Father Murray joined Megyn Kelly on Fox earlier this week to insist that the gays are the real bigots, and that their real intent is to oppress and victimize Catholics (and Christians generally):

'You can caricature Christian teaching and call it bigotry and that's reasonable speech on the left these days. This nonsense that we want to disadvantage blacks, when we say that homosexual activity is sinful, to call that equivalent to denying them their basic rights — no, we're telling them if you want to live a good life, you have to follow what Jesus said.'

Jesus said nothing about gay people, Father Murray. Not one word.
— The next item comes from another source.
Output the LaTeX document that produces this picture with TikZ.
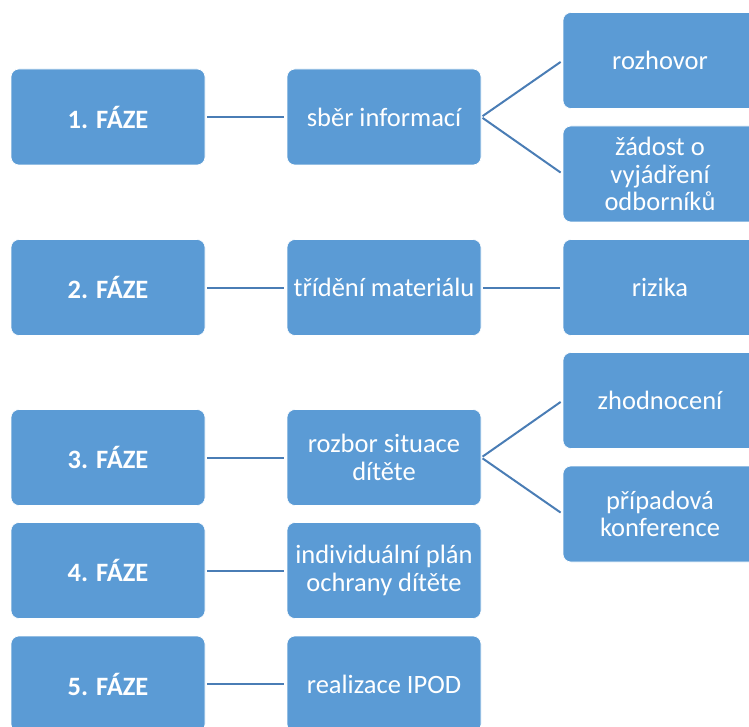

I'm no student of the Bible but even I know that.

Undaunted, Father Murray continued:  'Basically, this is an attack on our freedom to preach what we believe.'

Is it, though? I can't recall a single gay rights leader calling for the censoring of a church. Theology and the law make uncomfortable bedfellows I grant you Father Murray, but I fail to see how Adam and Steve getting happily hitched attacks the Church, your freedom of speech or even you personally. It's the old thier doughnut is making you fat problem, isn't it?

It appears Father Murray will not be placated, however:

'They used to want to debate the merits of gay marriage. Now, they simply want to assert that this is the only rational and Christian thing to do, and historic Christianity and the Catholic Church says absolutely not…'

But for the record Father Murray, same sex marriage equality is the pursuit of equality under federal law, as promised in the Constitution. It is a civic right, one that need have nothing whosoever to do with any religion.

Father Murray has no time for the complicating claims of reality though, adding: 'There's no such thing as gay marriage.'

Well, in point of fact there is, but go ahead and have your say Father Murray:

'You can name something marriage. It's not that.'

To Father Murray it's not a full-fat marriage, it's the famous skimmed milk marriage that Justice Ruth Bader Ginsburg referred to last week during the oral hearings on DOMA. 'If same sex marriage doesn't confer the same legal rights and entitlements of opposite sex marriage then what kind of marriages are these,' she wondered?

Once again Father Murray has the answer: 'Instead of debating me on that, they want to say, 'You're a bigot. You're equal to a racist. You're equal to an anti-feminist' and all the rest, and I say, hold on, that's not the reality at all. We love everyone, including sinners of all types, but we don't tell the sinner, well, you'd like to have a legal recognition for your relationship, go ahead and have it. We don't do that.'

It's instructive to watch representatives of the institution that gave us the biggest sex scandals in history (and the biggest cover ups) still pointing the finger, rather than turning the other cheek.

But is this how the church shows its love to gays, by denying them their own agency, by insulting their personhood, by calling them sinners and then insisting they're attacking the church, the family and the nation? What kind of love is that, I wonder?

The ease with which Father Murray calls others sinners contrasts sharply with his displeasure at being called a bigot, doesn't it?

Father Murray's claims are baseless. He is quite free to say what he likes and associate with whom he likes. He claims he wants to protect his free speech, but he seems to have no appetite to accept the consequences of his speech when others take a different view.

The Catholic Church is two millennia old, fabulously wealthy, and internationally influential. It's insupportable nonsense to claim it or any other denomination is under threat from gay people. Father Murray's paranoiac rantings give the lie to Cardinal Dolan's recent claim that the Church will amend it's outreach to gays so that they know they are loved.